The size of the array that backs the Map (at least 16 entries * 4 bytes) + one key/value pair per entry + the size of data themselves. Two map entries, each using 10 chars for key and 10 chars for value, would consume 16*4 + 2*2*4 + 2*10*2 + 2*10*2 + 2*2*8= 64+16+40+40+24 = 184 bytes (1 char = 2 byte, a String object consumes min 8 byte). That alone would almost double the space requirements for the entire log string.
Add to this that the LogEntry contains 12 Objects, i.e. at least 96 bytes. Hence the log objects alone would need around 100 bytes, give or take some, without the Map and without actual string data. Plus all the pointers for the references (4B each). I count at least 18 with the Map, meaning 72 bytes.
Adding the data (-object references and object "headers" mentioned in the last paragraph):
2 longs = 16B, 1 date stored as long = 8B, the map = 184B. In addition comes the string content, say 90 chars = 180 byte. Perhaps a byte or two in each end of the list item when put in the list, so in total somewhere around 100+72+16+8+184+180=560 ~ 600 byte per log line.

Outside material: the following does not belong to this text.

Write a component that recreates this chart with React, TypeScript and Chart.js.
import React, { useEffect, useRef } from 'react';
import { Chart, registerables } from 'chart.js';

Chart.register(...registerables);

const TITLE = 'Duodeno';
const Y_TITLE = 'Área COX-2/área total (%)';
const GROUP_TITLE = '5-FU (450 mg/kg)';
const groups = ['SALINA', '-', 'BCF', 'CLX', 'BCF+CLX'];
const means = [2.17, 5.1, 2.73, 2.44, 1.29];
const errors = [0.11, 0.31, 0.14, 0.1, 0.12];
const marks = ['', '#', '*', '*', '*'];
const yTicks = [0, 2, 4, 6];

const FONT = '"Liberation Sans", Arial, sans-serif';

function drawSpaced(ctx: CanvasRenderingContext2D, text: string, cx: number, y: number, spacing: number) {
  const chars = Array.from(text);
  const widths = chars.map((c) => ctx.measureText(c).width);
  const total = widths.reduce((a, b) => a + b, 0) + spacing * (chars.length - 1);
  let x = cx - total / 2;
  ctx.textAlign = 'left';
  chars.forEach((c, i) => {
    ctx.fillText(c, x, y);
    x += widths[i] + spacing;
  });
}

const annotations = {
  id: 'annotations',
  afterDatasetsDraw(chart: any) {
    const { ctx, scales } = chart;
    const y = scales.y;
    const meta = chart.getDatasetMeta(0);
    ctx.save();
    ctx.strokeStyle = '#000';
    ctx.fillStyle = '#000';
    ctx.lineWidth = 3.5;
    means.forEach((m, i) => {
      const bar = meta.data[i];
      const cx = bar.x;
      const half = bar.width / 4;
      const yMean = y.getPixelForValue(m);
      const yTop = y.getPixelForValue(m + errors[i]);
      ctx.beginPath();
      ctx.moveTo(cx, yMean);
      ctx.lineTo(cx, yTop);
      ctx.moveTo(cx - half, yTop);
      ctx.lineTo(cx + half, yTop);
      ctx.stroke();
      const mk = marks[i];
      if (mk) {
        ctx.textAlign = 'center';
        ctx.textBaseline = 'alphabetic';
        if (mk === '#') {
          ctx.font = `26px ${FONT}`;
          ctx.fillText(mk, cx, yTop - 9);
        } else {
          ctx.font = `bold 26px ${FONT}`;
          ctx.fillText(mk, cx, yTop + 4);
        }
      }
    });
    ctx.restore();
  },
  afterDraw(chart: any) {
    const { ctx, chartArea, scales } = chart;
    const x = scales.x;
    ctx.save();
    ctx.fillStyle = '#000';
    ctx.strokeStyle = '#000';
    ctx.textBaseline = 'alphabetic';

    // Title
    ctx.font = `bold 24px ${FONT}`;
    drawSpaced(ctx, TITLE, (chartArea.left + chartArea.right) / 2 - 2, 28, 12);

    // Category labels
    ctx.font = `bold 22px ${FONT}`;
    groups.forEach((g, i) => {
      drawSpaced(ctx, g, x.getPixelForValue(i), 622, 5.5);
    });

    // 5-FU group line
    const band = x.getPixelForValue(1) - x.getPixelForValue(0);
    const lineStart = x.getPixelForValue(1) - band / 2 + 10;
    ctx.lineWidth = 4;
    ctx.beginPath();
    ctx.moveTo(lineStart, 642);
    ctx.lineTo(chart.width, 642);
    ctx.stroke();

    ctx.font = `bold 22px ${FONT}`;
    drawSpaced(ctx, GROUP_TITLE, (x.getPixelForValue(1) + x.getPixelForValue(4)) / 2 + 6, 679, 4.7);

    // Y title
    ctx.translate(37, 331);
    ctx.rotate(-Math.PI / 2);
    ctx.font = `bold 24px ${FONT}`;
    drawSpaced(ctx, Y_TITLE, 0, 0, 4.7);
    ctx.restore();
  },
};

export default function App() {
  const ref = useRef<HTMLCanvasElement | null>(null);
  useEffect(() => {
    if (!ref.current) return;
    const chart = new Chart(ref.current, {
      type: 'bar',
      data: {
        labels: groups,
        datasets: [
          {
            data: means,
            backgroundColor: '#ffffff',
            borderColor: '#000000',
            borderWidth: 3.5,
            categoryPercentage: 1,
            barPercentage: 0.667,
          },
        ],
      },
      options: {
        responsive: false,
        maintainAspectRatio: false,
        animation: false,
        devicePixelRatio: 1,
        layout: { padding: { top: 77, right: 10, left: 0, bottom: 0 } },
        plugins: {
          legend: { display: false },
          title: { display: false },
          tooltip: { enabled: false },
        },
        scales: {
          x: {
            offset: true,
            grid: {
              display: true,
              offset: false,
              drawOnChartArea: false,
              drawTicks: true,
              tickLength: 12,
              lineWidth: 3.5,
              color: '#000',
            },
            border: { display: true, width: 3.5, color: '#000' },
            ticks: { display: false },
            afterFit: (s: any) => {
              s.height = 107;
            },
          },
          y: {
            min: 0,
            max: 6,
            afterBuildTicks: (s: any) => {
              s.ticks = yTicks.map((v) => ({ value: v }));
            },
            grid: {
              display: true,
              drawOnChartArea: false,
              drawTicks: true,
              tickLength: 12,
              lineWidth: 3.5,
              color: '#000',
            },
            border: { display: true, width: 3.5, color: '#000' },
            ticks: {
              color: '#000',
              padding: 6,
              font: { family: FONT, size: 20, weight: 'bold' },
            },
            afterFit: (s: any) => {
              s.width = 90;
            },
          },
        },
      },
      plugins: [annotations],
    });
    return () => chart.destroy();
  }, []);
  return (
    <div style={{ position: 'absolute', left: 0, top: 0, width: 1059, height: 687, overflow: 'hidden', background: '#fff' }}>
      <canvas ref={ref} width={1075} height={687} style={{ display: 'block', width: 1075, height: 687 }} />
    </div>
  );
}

So around 600 byte per log line, meaning 100K lines would consume around 60MB minimum. This would place it at least in the same order of magnitude as the heap size that was set asize. In addition comes the fact that tmpString.trim() in a loop might be creating copies of string. Similarly String.format() may also be creating copies. The rest of the application must also fit within this heap space, and might explain where the rest of memory is going.